**Material:**
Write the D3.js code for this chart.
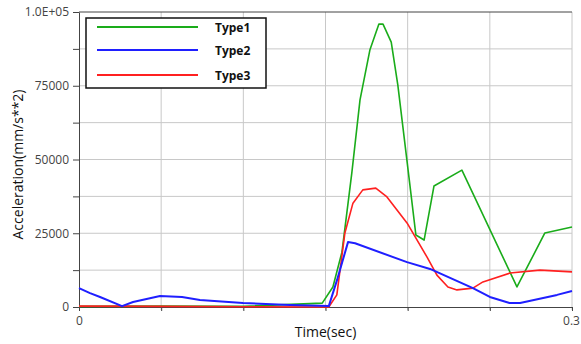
<!DOCTYPE html>
<html>
<head>
<meta charset="utf-8">
<script src="https://cdn.jsdelivr.net/npm/d3@7"></script>
<style>
  body { margin: 0; background: #fff; }
  text { font-family: "Open Sans", "Noto Sans", sans-serif; }
</style>
</head>
<body>
<svg id="chart" width="581" height="344"></svg>
<script>
// values: [time (s), acceleration (mm/s**2)]
const type1 = [
  [0, 200], [0.05, 300], [0.10, 250], [0.148, 1300], [0.1545, 6800], [0.160, 18600],
  [0.166, 45400], [0.171, 70200], [0.177, 87100], [0.1825, 95900], [0.185, 95900],
  [0.190, 89800], [0.194, 75300], [0.201, 43000], [0.205, 24400], [0.210, 22700],
  [0.216, 41000], [0.233, 46400], [0.2665, 6800], [0.2835, 25100], [0.300, 27100]
];
const type2 = [
  [0, 6400], [0.0067, 4700], [0.0128, 3400], [0.0262, 300], [0.0329, 1700],
  [0.0493, 3700], [0.0627, 3400], [0.0736, 2400], [0.0998, 1350], [0.1284, 700],
  [0.152, 300], [0.157, 9100], [0.1637, 22000], [0.168, 21600], [0.1996, 15200],
  [0.2136, 12900], [0.2397, 6400], [0.25, 3400], [0.262, 1350], [0.2684, 1350],
  [0.2909, 4100], [0.300, 5400]
];
const type3 = [
  [0, 300], [0.05, 200], [0.10, 100], [0.152, 0], [0.1569, 4100], [0.1618, 25100],
  [0.1667, 35200], [0.1727, 39700], [0.1806, 40300], [0.1874, 37300], [0.1996, 28500],
  [0.2118, 16900], [0.2178, 10800], [0.2245, 6800], [0.2300, 5800], [0.2397, 6400],
  [0.2458, 8500], [0.2623, 11500], [0.2805, 12500], [0.300, 11900]
];
const seriesNames = ["Type1", "Type2", "Type3"];
const colors = ["#1aac1a", "#1f1fff", "#ff2020"];
const yTicks = [0, 12500, 25000, 37500, 50000, 62500, 75000, 87500, 100000];
const yLabels = {0: "0", 25000: "25000", 50000: "50000", 75000: "75000", 100000: "1.0E+05"};
const xTicks = [0, 0.05, 0.1, 0.15, 0.2, 0.25, 0.3];
const xLabels = {0: "0", 0.3: "0.3"};

const svg = d3.select("#chart");
const margin = {top: 12, left: 79, bottom: 37, right: 9};
const width = +svg.attr("width");
const height = +svg.attr("height");

const x = d3.scaleLinear().domain([0, 0.3]).range([margin.left, width - margin.right]);
const y = d3.scaleLinear().domain([0, 100000]).range([height - margin.bottom, margin.top]);

// grid
svg.append("g")
  .selectAll("line")
  .data(xTicks.slice(1))
  .join("line")
  .attr("x1", d => x(d)).attr("x2", d => x(d))
  .attr("y1", y(100000)).attr("y2", y(0) + 3)
  .attr("stroke", "#c8c8c8");

svg.append("g")
  .selectAll("line")
  .data(yTicks.slice(1, -1))
  .join("line")
  .attr("x1", x(0)).attr("x2", x(0.3))
  .attr("y1", d => y(d)).attr("y2", d => y(d))
  .attr("stroke", "#c8c8c8");

// top border
svg.append("line")
  .attr("x1", x(0)).attr("x2", x(0.3))
  .attr("y1", y(100000)).attr("y2", y(100000))
  .attr("stroke", "#444");

// axes
const xAxis = svg.append("g")
  .attr("transform", `translate(0,${y(0)})`)
  .call(d3.axisBottom(x).tickValues(xTicks).tickSize(4).tickSizeOuter(0)
    .tickFormat(d => xLabels[d] || ""));
xAxis.select(".domain").attr("stroke", "#444");
xAxis.selectAll(".tick line").attr("stroke", "#444");
xAxis.selectAll("text").attr("fill", "#444").attr("font-size", 12).attr("dy", "0.9em");
xAxis.selectAll(".tick").filter(d => d === 0.3).select("text").attr("text-anchor", "middle").attr("dx", -1);

const yAxis = svg.append("g")
  .attr("transform", `translate(${x(0)},0)`)
  .call(d3.axisLeft(y).tickValues(yTicks).tickSize(6).tickSizeOuter(0)
    .tickFormat(d => yLabels[d] || ""));
yAxis.select(".domain").attr("stroke", "#444");
yAxis.selectAll(".tick line").attr("stroke", "#444");
yAxis.selectAll("text").attr("fill", "#444").attr("font-size", 12).attr("x", -10);

// axis titles
svg.append("text")
  .attr("x", (x(0) + x(0.3)) / 2)
  .attr("y", 337)
  .attr("text-anchor", "middle")
  .attr("font-size", 14)
  .attr("fill", "#111")
  .text("Time(sec)");

svg.append("text")
  .attr("transform", `translate(23,${(y(0) + y(100000)) / 2 + 5}) rotate(-90)`)
  .attr("text-anchor", "middle")
  .attr("font-size", 14)
  .attr("fill", "#111")
  .text("Acceleration(mm/s**2)");

// lines
const line = d3.line().x(d => x(d[0])).y(d => y(d[1]));
[type1, type3, type2].forEach((s, i) => {
  const idx = [0, 2, 1][i];
  svg.append("path")
    .datum(s)
    .attr("fill", "none")
    .attr("stroke", colors[idx])
    .attr("stroke-width", idx === 1 ? 2 : 1.6)
    .attr("stroke-linejoin", "round")
    .attr("d", line);
});

// legend
const legend = svg.append("g").attr("transform", "translate(86,18)");
legend.append("rect")
  .attr("width", 180).attr("height", 70)
  .attr("fill", "#fff").attr("stroke", "#111").attr("stroke-width", 1.5);
const rows = [9, 32, 57];
seriesNames.forEach((name, i) => {
  legend.append("line")
    .attr("x1", 11).attr("x2", 112)
    .attr("y1", rows[i]).attr("y2", rows[i])
    .attr("stroke", colors[i]).attr("stroke-width", 2);
  legend.append("text")
    .attr("x", 129).attr("y", rows[i] + 4.5)
    .attr("font-family", "DejaVu Sans")
    .attr("font-weight", "bold")
    .attr("font-size", 12)
    .attr("fill", "#111")
    .text(name);
});
</script>
</body>
</html>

**Short problem:** Set down the complete material exactly, but do not include the images.

**Full response:**
Write the D3.js code for this chart.
<!DOCTYPE html>
<html>
<head>
<meta charset="utf-8">
<script src="https://cdn.jsdelivr.net/npm/d3@7"></script>
<style>
  body { margin: 0; background: #fff; }
  text { font-family: "Open Sans", "Noto Sans", sans-serif; }
</style>
</head>
<body>
<svg id="chart" width="581" height="344"></svg>
<script>
// values: [time (s), acceleration (mm/s**2)]
const type1 = [
  [0, 200], [0.05, 300], [0.10, 250], [0.148, 1300], [0.1545, 6800], [0.160, 18600],
  [0.166, 45400], [0.171, 70200], [0.177, 87100], [0.1825, 95900], [0.185, 95900],
  [0.190, 89800], [0.194, 75300], [0.201, 43000], [0.205, 24400], [0.210, 22700],
  [0.216, 41000], [0.233, 46400], [0.2665, 6800], [0.2835, 25100], [0.300, 27100]
];
const type2 = [
  [0, 6400], [0.0067, 4700], [0.0128, 3400], [0.0262, 300], [0.0329, 1700],
  [0.0493, 3700], [0.0627, 3400], [0.0736, 2400], [0.0998, 1350], [0.1284, 700],
  [0.152, 300], [0.157, 9100], [0.1637, 22000], [0.168, 21600], [0.1996, 15200],
  [0.2136, 12900], [0.2397, 6400], [0.25, 3400], [0.262, 1350], [0.2684, 1350],
  [0.2909, 4100], [0.300, 5400]
];
const type3 = [
  [0, 300], [0.05, 200], [0.10, 100], [0.152, 0], [0.1569, 4100], [0.1618, 25100],
  [0.1667, 35200], [0.1727, 39700], [0.1806, 40300], [0.1874, 37300], [0.1996, 28500],
  [0.2118, 16900], [0.2178, 10800], [0.2245, 6800], [0.2300, 5800], [0.2397, 6400],
  [0.2458, 8500], [0.2623, 11500], [0.2805, 12500], [0.300, 11900]
];
const seriesNames = ["Type1", "Type2", "Type3"];
const colors = ["#1aac1a", "#1f1fff", "#ff2020"];
const yTicks = [0, 12500, 25000, 37500, 50000, 62500, 75000, 87500, 100000];
const yLabels = {0: "0", 25000: "25000", 50000: "50000", 75000: "75000", 100000: "1.0E+05"};
const xTicks = [0, 0.05, 0.1, 0.15, 0.2, 0.25, 0.3];
const xLabels = {0: "0", 0.3: "0.3"};

const svg = d3.select("#chart");
const margin = {top: 12, left: 79, bottom: 37, right: 9};
const width = +svg.attr("width");
const height = +svg.attr("height");

const x = d3.scaleLinear().domain([0, 0.3]).range([margin.left, width - margin.right]);
const y = d3.scaleLinear().domain([0, 100000]).range([height - margin.bottom, margin.top]);

// grid
svg.append("g")
  .selectAll("line")
  .data(xTicks.slice(1))
  .join("line")
  .attr("x1", d => x(d)).attr("x2", d => x(d))
  .attr("y1", y(100000)).attr("y2", y(0) + 3)
  .attr("stroke", "#c8c8c8");

svg.append("g")
  .selectAll("line")
  .data(yTicks.slice(1, -1))
  .join("line")
  .attr("x1", x(0)).attr("x2", x(0.3))
  .attr("y1", d => y(d)).attr("y2", d => y(d))
  .attr("stroke", "#c8c8c8");

// top border
svg.append("line")
  .attr("x1", x(0)).attr("x2", x(0.3))
  .attr("y1", y(100000)).attr("y2", y(100000))
  .attr("stroke", "#444");

// axes
const xAxis = svg.append("g")
  .attr("transform", `translate(0,${y(0)})`)
  .call(d3.axisBottom(x).tickValues(xTicks).tickSize(4).tickSizeOuter(0)
    .tickFormat(d => xLabels[d] || ""));
xAxis.select(".domain").attr("stroke", "#444");
xAxis.selectAll(".tick line").attr("stroke", "#444");
xAxis.selectAll("text").attr("fill", "#444").attr("font-size", 12).attr("dy", "0.9em");
xAxis.selectAll(".tick").filter(d => d === 0.3).select("text").attr("text-anchor", "middle").attr("dx", -1);

const yAxis = svg.append("g")
  .attr("transform", `translate(${x(0)},0)`)
  .call(d3.axisLeft(y).tickValues(yTicks).tickSize(6).tickSizeOuter(0)
    .tickFormat(d => yLabels[d] || ""));
yAxis.select(".domain").attr("stroke", "#444");
yAxis.selectAll(".tick line").attr("stroke", "#444");
yAxis.selectAll("text").attr("fill", "#444").attr("font-size", 12).attr("x", -10);

// axis titles
svg.append("text")
  .attr("x", (x(0) + x(0.3)) / 2)
  .attr("y", 337)
  .attr("text-anchor", "middle")
  .attr("font-size", 14)
  .attr("fill", "#111")
  .text("Time(sec)");

svg.append("text")
  .attr("transform", `translate(23,${(y(0) + y(100000)) / 2 + 5}) rotate(-90)`)
  .attr("text-anchor", "middle")
  .attr("font-size", 14)
  .attr("fill", "#111")
  .text("Acceleration(mm/s**2)");

// lines
const line = d3.line().x(d => x(d[0])).y(d => y(d[1]));
[type1, type3, type2].forEach((s, i) => {
  const idx = [0, 2, 1][i];
  svg.append("path")
    .datum(s)
    .attr("fill", "none")
    .attr("stroke", colors[idx])
    .attr("stroke-width", idx === 1 ? 2 : 1.6)
    .attr("stroke-linejoin", "round")
    .attr("d", line);
});

// legend
const legend = svg.append("g").attr("transform", "translate(86,18)");
legend.append("rect")
  .attr("width", 180).attr("height", 70)
  .attr("fill", "#fff").attr("stroke", "#111").attr("stroke-width", 1.5);
const rows = [9, 32, 57];
seriesNames.forEach((name, i) => {
  legend.append("line")
    .attr("x1", 11).attr("x2", 112)
    .attr("y1", rows[i]).attr("y2", rows[i])
    .attr("stroke", colors[i]).attr("stroke-width", 2);
  legend.append("text")
    .attr("x", 129).attr("y", rows[i] + 4.5)
    .attr("font-family", "DejaVu Sans")
    .attr("font-weight", "bold")
    .attr("font-size", 12)
    .attr("fill", "#111")
    .text(name);
});
</script>
</body>
</html>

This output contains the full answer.